In shaping the roundtable, the editors, Michael Brown and Anthony Jarrells, have sought to reflect both the ways in which Hechter’s book generated excitement and provoked new thought when it appeared, and how it has been taken up and assessed in the years that have followed. And if one of the central themes that emerged in the discussion below is the relevance and power of Hechter’s understanding of uneven economic development on the trajectory of the emergent British state, so too there is some discussion of the second element of his argument: namely the influence of British state development, and its economic history, on the shaping of the four national cultures and the form that Britishness has taken. And it is intended that this second strand will be foregrounded in a second set of reflections the editors are commissioning, which is scheduled to appear in a forthcoming issue of Studies in Scottish Literature.

The roundtable is followed by two essays that might be read usefully as working in dialogue with Hechter’s overarching thesis. Since Hechter wrote, the role of Celtic actors in the development of the British Empire has come into increasing focus. Jocelyn Zimmerman contributes to that understanding by offering a close analysis of the language used by Scottish colonial agents to narrate their romantic and sexual liaisons in India within correspondence to family and friends. And in Freya McMorrow’s study of the sense of wellbeing, which is elicited by learning the Irish language in the contemporary society, she highlights how language politics remains a kinetic question in the development and articulation of Celtic nationalities.

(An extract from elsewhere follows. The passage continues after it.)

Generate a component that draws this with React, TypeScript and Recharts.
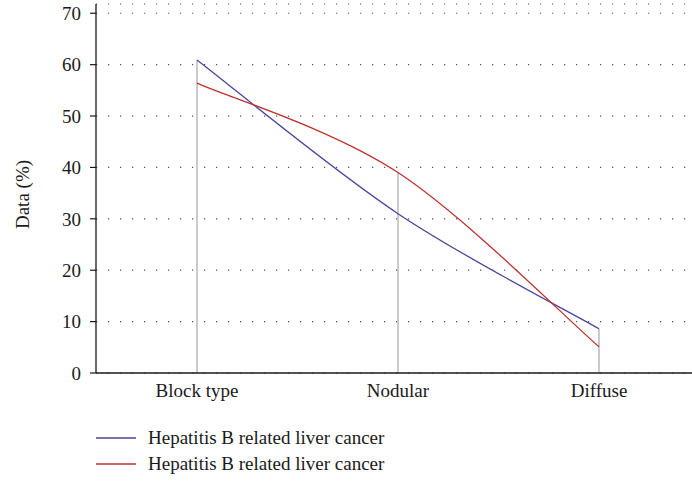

Taken as a whole, the issue highlights how fertile and fecund the debate Hechter helped to shape has been, and how literary, archival and social science work is still informed by his treatment of state formation in the longue durée across the territories which concern us here.

Notes

  1. Michael Hechter, Internal Colonialism: The Celtic Fringe in British National Development, 1536–1966 (1975; London, paperback 1978), 341.
  2. Ibid., 344.
  3. Ibid., 344.
  4. Tom Nairn, The Break Up of Britain: Crisis and Neo-Nationalism (1977; London, 1981).
  5. For assessments of the literature on internal colonialism, which draws more broadly on its use as a concept in political science, see Norma Beatriz Chaloult and Yves Chaloult, ‘The Internal Colonialism Concept: Methodological Considerations’, Social and Economic Studies, 28 (1979), 85–99; Robert J. Hind, ‘The Internal Colonial Concept’, Comparative Studies in Society and History, 26 (1984), 543–68; John R. Chávez, ‘Aliens in their Native Lands: The Persistence of Internal Colonial Theory’, Journal of World History, 22 (2011), 785–809.
  6. Hechter, Internal Colonialism, 345.
  7. Ibid., 345.
  8. Ibid., 345.
  9. For criticism of the book, see, in particular, Edward Page, ‘Michael Hechter’s Internal Colonialism: Some Theoretical and Methodological Problems’, European Journal of Political Research, 6 (1978), 295–317.